Transcribe the records that follow in their entirety, omitting any pictures.

**Data shown:**
begin
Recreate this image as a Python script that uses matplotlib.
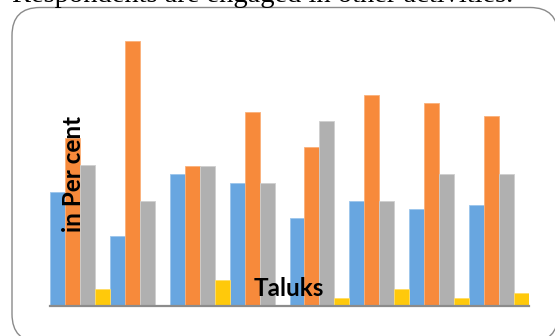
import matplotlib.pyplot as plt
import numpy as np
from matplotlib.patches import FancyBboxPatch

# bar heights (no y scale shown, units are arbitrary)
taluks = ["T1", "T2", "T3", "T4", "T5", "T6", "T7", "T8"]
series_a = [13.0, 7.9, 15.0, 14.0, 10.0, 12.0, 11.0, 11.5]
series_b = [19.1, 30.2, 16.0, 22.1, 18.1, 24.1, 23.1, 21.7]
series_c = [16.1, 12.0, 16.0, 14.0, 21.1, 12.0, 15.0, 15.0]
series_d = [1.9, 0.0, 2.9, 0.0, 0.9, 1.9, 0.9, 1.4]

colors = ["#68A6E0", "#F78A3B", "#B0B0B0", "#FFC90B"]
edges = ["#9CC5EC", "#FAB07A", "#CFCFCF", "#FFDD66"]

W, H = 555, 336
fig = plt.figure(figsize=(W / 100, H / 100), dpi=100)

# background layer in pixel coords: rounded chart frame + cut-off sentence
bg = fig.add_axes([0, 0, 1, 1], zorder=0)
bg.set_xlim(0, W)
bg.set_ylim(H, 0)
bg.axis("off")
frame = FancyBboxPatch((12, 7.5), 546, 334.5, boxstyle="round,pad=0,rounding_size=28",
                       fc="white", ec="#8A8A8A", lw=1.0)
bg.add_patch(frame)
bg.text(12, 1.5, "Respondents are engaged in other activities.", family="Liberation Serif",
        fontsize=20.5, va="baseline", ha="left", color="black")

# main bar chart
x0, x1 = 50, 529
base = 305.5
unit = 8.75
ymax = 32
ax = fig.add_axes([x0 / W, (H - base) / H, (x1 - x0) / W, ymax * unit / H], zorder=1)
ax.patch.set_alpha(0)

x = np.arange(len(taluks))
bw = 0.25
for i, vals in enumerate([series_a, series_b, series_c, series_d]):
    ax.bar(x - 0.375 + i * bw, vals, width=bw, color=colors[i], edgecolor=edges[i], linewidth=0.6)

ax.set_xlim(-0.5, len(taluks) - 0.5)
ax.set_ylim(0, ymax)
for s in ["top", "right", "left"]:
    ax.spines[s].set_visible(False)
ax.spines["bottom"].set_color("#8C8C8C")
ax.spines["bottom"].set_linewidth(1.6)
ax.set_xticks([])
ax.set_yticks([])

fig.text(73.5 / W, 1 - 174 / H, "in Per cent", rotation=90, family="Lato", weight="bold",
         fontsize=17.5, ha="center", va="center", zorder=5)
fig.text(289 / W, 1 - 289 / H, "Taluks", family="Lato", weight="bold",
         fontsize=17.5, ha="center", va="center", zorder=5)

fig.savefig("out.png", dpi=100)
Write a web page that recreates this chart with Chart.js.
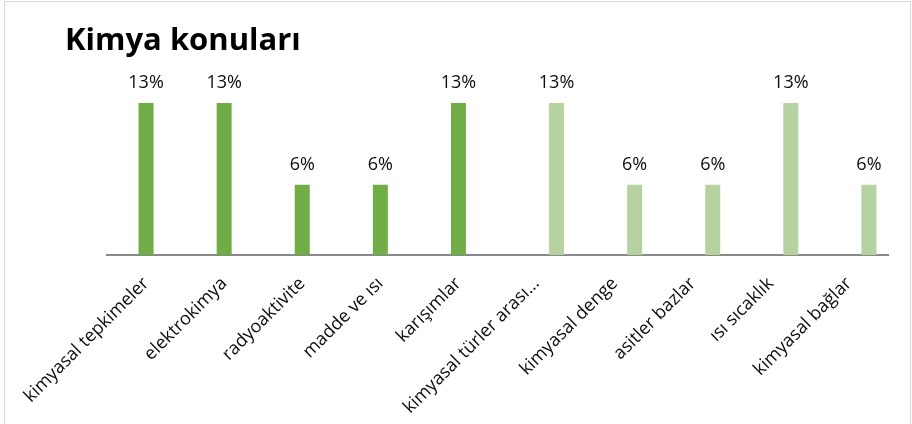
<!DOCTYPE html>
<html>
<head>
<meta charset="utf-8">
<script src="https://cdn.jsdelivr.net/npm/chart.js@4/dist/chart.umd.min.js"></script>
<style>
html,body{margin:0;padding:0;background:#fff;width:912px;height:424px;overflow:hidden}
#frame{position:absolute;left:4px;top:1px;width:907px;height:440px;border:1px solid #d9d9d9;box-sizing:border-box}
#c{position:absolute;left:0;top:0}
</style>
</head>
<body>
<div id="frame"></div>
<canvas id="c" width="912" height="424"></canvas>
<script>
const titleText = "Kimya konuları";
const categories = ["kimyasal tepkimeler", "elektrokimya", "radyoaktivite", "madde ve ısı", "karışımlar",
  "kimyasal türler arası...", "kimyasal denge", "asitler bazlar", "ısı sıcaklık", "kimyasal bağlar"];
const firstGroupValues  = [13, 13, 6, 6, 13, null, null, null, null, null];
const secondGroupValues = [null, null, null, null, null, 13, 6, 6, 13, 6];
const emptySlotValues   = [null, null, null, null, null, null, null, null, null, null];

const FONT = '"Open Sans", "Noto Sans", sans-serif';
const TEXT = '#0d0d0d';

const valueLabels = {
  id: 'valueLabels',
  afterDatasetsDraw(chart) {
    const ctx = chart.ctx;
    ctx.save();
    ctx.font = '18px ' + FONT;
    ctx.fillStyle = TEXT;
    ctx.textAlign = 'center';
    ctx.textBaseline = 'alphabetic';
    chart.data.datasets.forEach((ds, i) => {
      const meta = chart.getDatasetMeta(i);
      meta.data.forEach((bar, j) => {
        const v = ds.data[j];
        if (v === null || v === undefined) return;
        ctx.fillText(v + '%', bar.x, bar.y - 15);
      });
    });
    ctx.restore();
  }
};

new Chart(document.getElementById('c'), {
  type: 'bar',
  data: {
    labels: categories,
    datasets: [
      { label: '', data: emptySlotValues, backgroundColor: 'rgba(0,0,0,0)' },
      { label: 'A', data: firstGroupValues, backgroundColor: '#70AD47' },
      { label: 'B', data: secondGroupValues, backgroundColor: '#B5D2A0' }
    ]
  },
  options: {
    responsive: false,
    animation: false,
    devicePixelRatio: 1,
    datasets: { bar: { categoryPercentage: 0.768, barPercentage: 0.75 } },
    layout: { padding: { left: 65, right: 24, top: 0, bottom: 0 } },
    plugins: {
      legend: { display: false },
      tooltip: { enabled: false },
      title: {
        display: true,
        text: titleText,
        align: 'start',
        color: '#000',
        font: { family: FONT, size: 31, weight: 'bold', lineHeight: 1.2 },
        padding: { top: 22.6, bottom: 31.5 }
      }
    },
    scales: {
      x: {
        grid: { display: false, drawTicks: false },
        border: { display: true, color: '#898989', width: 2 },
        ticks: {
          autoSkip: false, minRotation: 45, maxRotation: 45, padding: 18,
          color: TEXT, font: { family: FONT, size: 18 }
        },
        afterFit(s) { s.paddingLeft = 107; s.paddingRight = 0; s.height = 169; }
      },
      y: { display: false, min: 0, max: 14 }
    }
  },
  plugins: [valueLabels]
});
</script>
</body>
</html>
end
**Solution for this task:**
Recreate this image as a Python script that uses matplotlib.
import matplotlib.pyplot as plt
import numpy as np
from matplotlib.patches import FancyBboxPatch

# bar heights (no y scale shown, units are arbitrary)
taluks = ["T1", "T2", "T3", "T4", "T5", "T6", "T7", "T8"]
series_a = [13.0, 7.9, 15.0, 14.0, 10.0, 12.0, 11.0, 11.5]
series_b = [19.1, 30.2, 16.0, 22.1, 18.1, 24.1, 23.1, 21.7]
series_c = [16.1, 12.0, 16.0, 14.0, 21.1, 12.0, 15.0, 15.0]
series_d = [1.9, 0.0, 2.9, 0.0, 0.9, 1.9, 0.9, 1.4]

colors = ["#68A6E0", "#F78A3B", "#B0B0B0", "#FFC90B"]
edges = ["#9CC5EC", "#FAB07A", "#CFCFCF", "#FFDD66"]

W, H = 555, 336
fig = plt.figure(figsize=(W / 100, H / 100), dpi=100)

# background layer in pixel coords: rounded chart frame + cut-off sentence
bg = fig.add_axes([0, 0, 1, 1], zorder=0)
bg.set_xlim(0, W)
bg.set_ylim(H, 0)
bg.axis("off")
frame = FancyBboxPatch((12, 7.5), 546, 334.5, boxstyle="round,pad=0,rounding_size=28",
                       fc="white", ec="#8A8A8A", lw=1.0)
bg.add_patch(frame)
bg.text(12, 1.5, "Respondents are engaged in other activities.", family="Liberation Serif",
        fontsize=20.5, va="baseline", ha="left", color="black")

# main bar chart
x0, x1 = 50, 529
base = 305.5
unit = 8.75
ymax = 32
ax = fig.add_axes([x0 / W, (H - base) / H, (x1 - x0) / W, ymax * unit / H], zorder=1)
ax.patch.set_alpha(0)

x = np.arange(len(taluks))
bw = 0.25
for i, vals in enumerate([series_a, series_b, series_c, series_d]):
    ax.bar(x - 0.375 + i * bw, vals, width=bw, color=colors[i], edgecolor=edges[i], linewidth=0.6)

ax.set_xlim(-0.5, len(taluks) - 0.5)
ax.set_ylim(0, ymax)
for s in ["top", "right", "left"]:
    ax.spines[s].set_visible(False)
ax.spines["bottom"].set_color("#8C8C8C")
ax.spines["bottom"].set_linewidth(1.6)
ax.set_xticks([])
ax.set_yticks([])

fig.text(73.5 / W, 1 - 174 / H, "in Per cent", rotation=90, family="Lato", weight="bold",
         fontsize=17.5, ha="center", va="center", zorder=5)
fig.text(289 / W, 1 - 289 / H, "Taluks", family="Lato", weight="bold",
         fontsize=17.5, ha="center", va="center", zorder=5)

fig.savefig("out.png", dpi=100)
Write a web page that recreates this chart with Chart.js.
<!DOCTYPE html>
<html>
<head>
<meta charset="utf-8">
<script src="https://cdn.jsdelivr.net/npm/chart.js@4/dist/chart.umd.min.js"></script>
<style>
html,body{margin:0;padding:0;background:#fff;width:912px;height:424px;overflow:hidden}
#frame{position:absolute;left:4px;top:1px;width:907px;height:440px;border:1px solid #d9d9d9;box-sizing:border-box}
#c{position:absolute;left:0;top:0}
</style>
</head>
<body>
<div id="frame"></div>
<canvas id="c" width="912" height="424"></canvas>
<script>
const titleText = "Kimya konuları";
const categories = ["kimyasal tepkimeler", "elektrokimya", "radyoaktivite", "madde ve ısı", "karışımlar",
  "kimyasal türler arası...", "kimyasal denge", "asitler bazlar", "ısı sıcaklık", "kimyasal bağlar"];
const firstGroupValues  = [13, 13, 6, 6, 13, null, null, null, null, null];
const secondGroupValues = [null, null, null, null, null, 13, 6, 6, 13, 6];
const emptySlotValues   = [null, null, null, null, null, null, null, null, null, null];

const FONT = '"Open Sans", "Noto Sans", sans-serif';
const TEXT = '#0d0d0d';

const valueLabels = {
  id: 'valueLabels',
  afterDatasetsDraw(chart) {
    const ctx = chart.ctx;
    ctx.save();
    ctx.font = '18px ' + FONT;
    ctx.fillStyle = TEXT;
    ctx.textAlign = 'center';
    ctx.textBaseline = 'alphabetic';
    chart.data.datasets.forEach((ds, i) => {
      const meta = chart.getDatasetMeta(i);
      meta.data.forEach((bar, j) => {
        const v = ds.data[j];
        if (v === null || v === undefined) return;
        ctx.fillText(v + '%', bar.x, bar.y - 15);
      });
    });
    ctx.restore();
  }
};

new Chart(document.getElementById('c'), {
  type: 'bar',
  data: {
    labels: categories,
    datasets: [
      { label: '', data: emptySlotValues, backgroundColor: 'rgba(0,0,0,0)' },
      { label: 'A', data: firstGroupValues, backgroundColor: '#70AD47' },
      { label: 'B', data: secondGroupValues, backgroundColor: '#B5D2A0' }
    ]
  },
  options: {
    responsive: false,
    animation: false,
    devicePixelRatio: 1,
    datasets: { bar: { categoryPercentage: 0.768, barPercentage: 0.75 } },
    layout: { padding: { left: 65, right: 24, top: 0, bottom: 0 } },
    plugins: {
      legend: { display: false },
      tooltip: { enabled: false },
      title: {
        display: true,
        text: titleText,
        align: 'start',
        color: '#000',
        font: { family: FONT, size: 31, weight: 'bold', lineHeight: 1.2 },
        padding: { top: 22.6, bottom: 31.5 }
      }
    },
    scales: {
      x: {
        grid: { display: false, drawTicks: false },
        border: { display: true, color: '#898989', width: 2 },
        ticks: {
          autoSkip: false, minRotation: 45, maxRotation: 45, padding: 18,
          color: TEXT, font: { family: FONT, size: 18 }
        },
        afterFit(s) { s.paddingLeft = 107; s.paddingRight = 0; s.height = 169; }
      },
      y: { display: false, min: 0, max: 14 }
    }
  },
  plugins: [valueLabels]
});
</script>
</body>
</html>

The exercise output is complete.